Currently I encounted some problem about algorithm optimization issue: f(x1, x2, ..., xn)
= a11 *x1 * x1 + a12 * x1 * x2 + a22 * x2 * x2 + ... + ann * xn * xn ,  with constraint equations:b1
* x1 + b2 * x2 + ... bn * xn = 1, xi >= 0 etc .To find the proper x = [x1, x2, ..., xn]
to make f(x1, x2, , xn) the biggest .

It is reqiured to use Spark to fix it, however, I am not familar to use spark directly on
algorithm optimization issue, and now I am not skilled to use  gradient descentway on the
multiple dimension function.If you know this issue, would you help comment some.
Yes, then I converted this problem into someone about solve systems of linear equations c1
* w1 + c2 * w2 + ... + cn * wn = d,I just view c and w convensely as, w1 * c1 + w2 * c2 +
... + wn * cn = d, then w becomes coefficient and c becomes variable,
I think Spark Linear Regression would be helpful here.
Expert Sujit also kindly help me to point out the way to figure out pseudo inverse A for Ax
= b, I will also try it next.
Since I would use Spark to fix the issue, as you said breeze shall be used here, would you
help explain or direct some about the way to use it here...

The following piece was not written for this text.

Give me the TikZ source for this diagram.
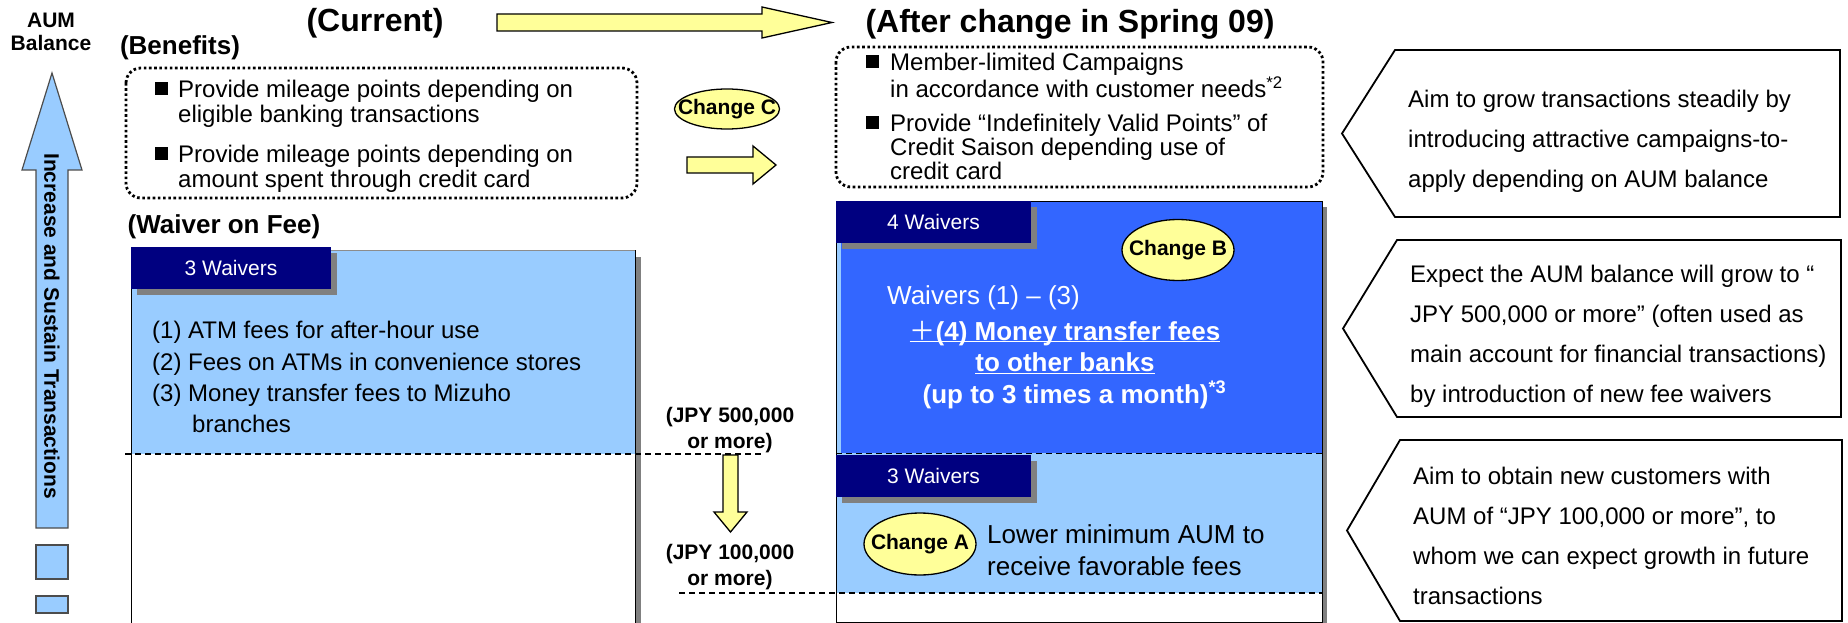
\documentclass[tikz,border=0pt]{standalone}
\usepackage{fontspec}
\setmainfont{Liberation Sans}
\newfontfamily\cjkfont{Noto Sans CJK JP}
\usepackage{tikz}
\usetikzlibrary{shapes.geometric, shadows, positioning}

\definecolor{navybox}{HTML}{000080}
\definecolor{lightpanel}{HTML}{99CCFF}
\definecolor{brightpanel}{HTML}{3366FF}
\definecolor{changeyellow}{HTML}{FFFF99}
\definecolor{shadowgray}{HTML}{808080}

% underline that ignores descenders
\newcommand{\baseline}[1]{\underline{\raisebox{0pt}[\height][0pt]{#1}}}

\begin{document}
\begin{tikzpicture}[
    x=1pt, y=-1pt,
    title/.style={font=\fontsize{32}{38}\selectfont\bfseries, inner sep=0},
    heading/.style={font=\fontsize{26}{31}\selectfont\bfseries, inner sep=0},
    bodytext/.style={font=\fontsize{24}{25}\selectfont, align=left, anchor=north west, inner sep=0},
    bullet/.style={rectangle, fill=black, minimum width=13, minimum height=13, inner sep=0},
    waiverbox/.style={rectangle, fill=navybox, text=white, font=\fontsize{21}{25}\selectfont, minimum width=195, minimum height=42, inner sep=0, drop shadow={shadow xshift=6pt, shadow yshift=-6pt, fill=shadowgray, opacity=1}},
    changeoval/.style={ellipse, draw, line width=1.3, fill=changeyellow, inner sep=0},
    changetext/.style={font=\fontsize{21}{25}\selectfont\bfseries, inner sep=0},
    threshold/.style={font=\fontsize{21}{26}\selectfont\bfseries, align=center, inner sep=0},
    blockarrow/.style={draw=black, line width=1.3, fill=changeyellow},
    limit/.style={dash pattern=on 6pt off 4pt, line width=1.3},
    benefitbox/.style={draw, line width=2.8, dash pattern=on 2.6pt off 2.6pt, rounded corners=15},
    aimbox/.style={draw, line width=1.8, fill=white},
    aimtext/.style={font=\fontsize{24}{39.7}\selectfont, align=left, anchor=north west, inner sep=0}
]
\useasboundingbox (0,0) rectangle (1848,623);

% Left scale arrow
\draw[fill=lightpanel, draw=black!70, line width=1.2] (52,73) -- (82,170) -- (68,170) -- (68,528) -- (36,528) -- (36,170) -- (22,170) -- cycle;
\draw[fill=lightpanel, draw=black!70, line width=1.2] (36,545) rectangle (68,579);
\draw[fill=lightpanel, draw=black!70, line width=1.2] (36,596) rectangle (68,613);
\node (aum) [font=\fontsize{21}{23}\selectfont\bfseries, align=center, inner sep=0] at (51,31.5) {AUM\\Balance};
\node (increase) [rotate=-90, font=\fontsize{21}{25}\selectfont\bfseries, inner sep=0] at (52,326) {Increase and Sustain Transactions};

% Titles
\node (current) [title] at (375,23.5) {(Current)};
\node (after) [title] at (1070,24) {(After change in Spring 09)};
\draw[blockarrow] (497,14) -- (762,14) -- (762,7) -- (832,22.5) -- (762,38) -- (762,31) -- (497,31) -- cycle;

% Benefits
\node (benefits) [heading] at (180,48) {(Benefits)};
\draw[benefitbox] (126,68) rectangle (637,198);
\node (bulletA) [bullet] at (161,89) {};
\node (mileageA) [bodytext] at (178,80.4) {Provide mileage points depending on\\eligible banking transactions};
\node (bulletB) [bullet] at (161,154) {};
\node (mileageB) [bodytext] at (178,145.4) {Provide mileage points depending on\\amount spent through credit card};

\draw[benefitbox] (836,47) rectangle (1323,187);
\node (bulletC) [bullet] at (872,62) {};
\node (campaigns) [bodytext, font=\fontsize{24}{26.5}\selectfont] at (890,53.4) {Member-limited Campaigns\\in accordance with customer needs\textsuperscript{*2}};
\node (bulletD) [bullet] at (872,123) {};
\node (saison) [bodytext, font=\fontsize{24}{24}\selectfont] at (890,114.4) {Provide “Indefinitely Valid Points” of\\Credit Saison depending use of\\credit card};

\node (changeC) [changeoval, minimum width=105, minimum height=40] at (727,109) {};
\node (changeCtext) [changetext] at (changeC) {Change C};
\draw[blockarrow] (687,157) -- (753,157) -- (753,146) -- (776,165) -- (753,184) -- (753,173) -- (687,173) -- cycle;

% Current waivers
\node (waiverfee) [heading] at (224,227) {(Waiver on Fee)};
\fill[shadowgray] (137,257) rectangle (641,640);
\fill[white] (131,250) rectangle (635,640);
\fill[lightpanel] (131,250) rectangle (635,454);
\draw[black!45] (131,250) -- (635,250);
\draw (131,250) -- (131,640);
\draw (635,250) -- (635,640);
\node (curwaivers) [waiverbox, minimum width=200] at (231,268) {3 Waivers};
\node (curlist) [bodytext, font=\fontsize{24}{31.3}\selectfont] at (152,321.4) {(1) ATM fees for after-hour use\\(2) Fees on ATMs in convenience stores\\(3) Money transfer fees to Mizuho\\\hspace*{40pt}branches};

% Thresholds
\node (high) [threshold] at (730,430) {(JPY 500,000\\or more)};
\node (low) [threshold] at (730,567.5) {(JPY 100,000\\or more)};
\draw[limit] (125,454) -- (764,454);
\draw[blockarrow] (723,455) -- (738,455) -- (738,512) -- (747,512) -- (730.5,532) -- (714,512) -- (723,512) -- cycle;

% New waivers
\fill[shadowgray] (842,207) rectangle (1327,640);
\fill[white] (836,201) rectangle (1322,622);
\fill[lightpanel] (836,201) rectangle (1322,593);
\fill[brightpanel] (841,201) rectangle (1322,453);
\draw (836,201) rectangle (1322,622);
\draw[limit] (836,453.5) -- (1322,453.5);
\draw[limit] (679,593) -- (1322,593);
\node (newwaivers) [waiverbox] at (933.5,222) {4 Waivers};
\node (basewaivers) [waiverbox] at (933.5,476) {3 Waivers};
\node (changeB) [changeoval, minimum width=112, minimum height=61] at (1178,250) {};
\node (changeBtext) [changetext] at (changeB) {Change B};
\node (waivers13) [anchor=west, text=white, font=\fontsize{26}{31}\selectfont, inner sep=0] at (887,298) {Waivers (1) – (3)};
\node (transfer) [anchor=north, align=center, text=white, font=\fontsize{26}{31.5}\selectfont\bfseries, inner sep=0] at (1065,320.6) {\baseline{{\cjkfont\mdseries ＋}(4) Money transfer fees}\\\baseline{to other banks}\\\hspace*{19pt}(up to 3 times a month)\textsuperscript{*3}};
\node (changeA) [changeoval, minimum width=112, minimum height=62] at (920,544) {};
\node (changeAtext) [changetext] at (changeA) {Change A};
\node (lower) [bodytext, font=\fontsize{26}{32}\selectfont] at (987,524.6) {Lower minimum AUM to\\receive favorable fees};

% Aims
\draw[aimbox] (1395,50) -- (1840,50) -- (1840,217) -- (1395,217) -- (1342,133.5) -- cycle;
\node (aimgrow) [aimtext] at (1408,90.4) {Aim to grow transactions steadily by\\introducing attractive campaigns-to-\\apply depending on AUM balance};
\draw[aimbox] (1397,240) -- (1841,240) -- (1841,417) -- (1397,417) -- (1343,328.5) -- cycle;
\node (expect) [aimtext] at (1410,265.4) {Expect the AUM balance will grow to “\\JPY 500,000 or more” (often used as\\main account for financial transactions)\\by introduction of new fee waivers};
\draw[aimbox] (1400,440) -- (1842,440) -- (1842,621) -- (1400,621) -- (1347,530.5) -- cycle;
\node (aimobtain) [aimtext] at (1413,467.4) {Aim to obtain new customers with\\AUM of “JPY 100,000 or more”, to\\whom we can expect growth in future\\transactions};

\end{tikzpicture}
\end{document}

Thank you very much !Zhiliang

On Monday, October 26, 2015 2:58 PM, Meihua Wu <rotationsymmetry14@gmail.com> wrote:

LinearRegression by default includes an intercept in the model, e.g.
label = intercept + features dot weight

To get the result you want, you need to force the intercept to be zero.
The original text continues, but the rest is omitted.